BY Bob Adams
November 20 2009 11:00 AM ET
It's hard to imagine that Philadelphian Robert Breining, founder of the "POZIAM" Internet radio show and related website, was once apprehensive about disclosing his serostatus -- or even acknowledging his HIV infection to himself.
"Since I wasn't on meds, it just didn't sink in," says the 30-year-old, who was diagnosed in 2001. "It took me five years to accept it and to be able to talk about it."
Today, Breining is unabashedly candid about having HIV and all the other intimate details of his life, as are the guests on his radio show. "I want to show everyone that there's so much more to living with HIV than just sickness and death," he says of the weekly broadcasts, which are cohosted by fellow HIVers Jack Mackenroth and Jeromy Dunn.
"POZIAM" airs Sundays at 9 p.m. Eastern on BlogTalkRadio.com/POZIAM. The social-networking website is found online at POZIAM.com.
A premed class in organic chemistry nearly drove Susan Cohen from a career in the health arena. "I went running away," laughs Cohen, who is director of health education and prevention at the L.A. Gay & Lesbian Center. "But eventually I found my way to public health and, in particular, issues related to sexual health."
As a college graduate in the late 1980s, Cohen also was drawn to the fight against HIV as she witnessed the disease's impact on Los Angeles's gay community. "It was clear to me what was happening was rooted in public health and social justice issues like safer sex, access to clean needles, access to health care, homophobia, and stigma. I felt compelled to help," she explains.
Since 2006, Cohen has spearheaded the L.A. center's HIV prevention outreach, mobile HIV and STD testing services, substance abuse prevention programs, and numerous other health initiatives. In 2007 her department created an ongoing Internet soap opera and interactive website -- called "In the Moment" -- that follows a group of gay men as they deal with issues around safer sex, substance use, Internet hookups, and other timely topics.

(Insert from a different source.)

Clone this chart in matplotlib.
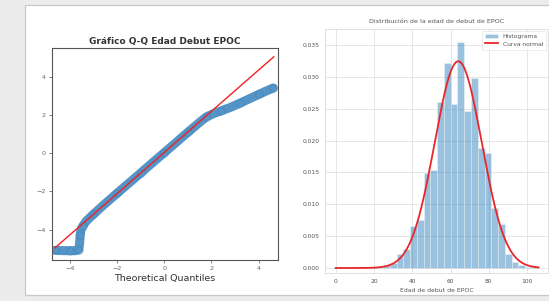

"We needed to reach guys where they are going. And today, that's online," Cohen says of the project. "It gives us a unique way to reignite dialogues about HIV, crystal meth, and risky behaviors among gay and bisexual men who might not otherwise be having those conversations."
Unfailingly modest, Julie Davids prefers to call herself "a cog in the machine." This particular cog has been an instrumental force behind efforts to lower antiretroviral drug prices worldwide, to get condoms in Philadelphia jails, to expand access to sterile syringes, to increase opportunities for HIV-positive women in clinical trials, and to reduce bureaucratic red tape in HIV prevention campaigns at the U.S. Centers for Disease Control and Prevention.
With a résumé already weighted with acronyms -- ACT UP Philadelphia, Philadelphia FIGHT, and Health GAP -- in 2003 she founded the Community HIV/AIDS Mobilization Project, or CHAMP, which is busy training the next wave of HIV activist leaders. Davids, who defines herself as a "genderqueer dyke," says she sees her role as "a facilitator and amplifier of people's voices. I'm lucky to be a catalyst for what's already happening."
"You think you scare me? You think you can make me back off? Nothin' scares me!" So said New York state senator Tom Duane to his colleagues in an impassioned 3 a.m. speech this summer that saved what looked like a doomed bill proposing rent caps for indigent New Yorkers with HIV.
The first openly gay and openly HIV-positive New York state senator when he was elected in 1998, Duane has made it his business to protect HIVers from discriminatory legislation and cuts in services. Now, as a member of a (famously razor-thin) majority in the state senate, he's fearlessly on the offense. "I've used my life experience in HIV and LGBT issues," he says. "It really drives my view of the world and how to make the world a better place."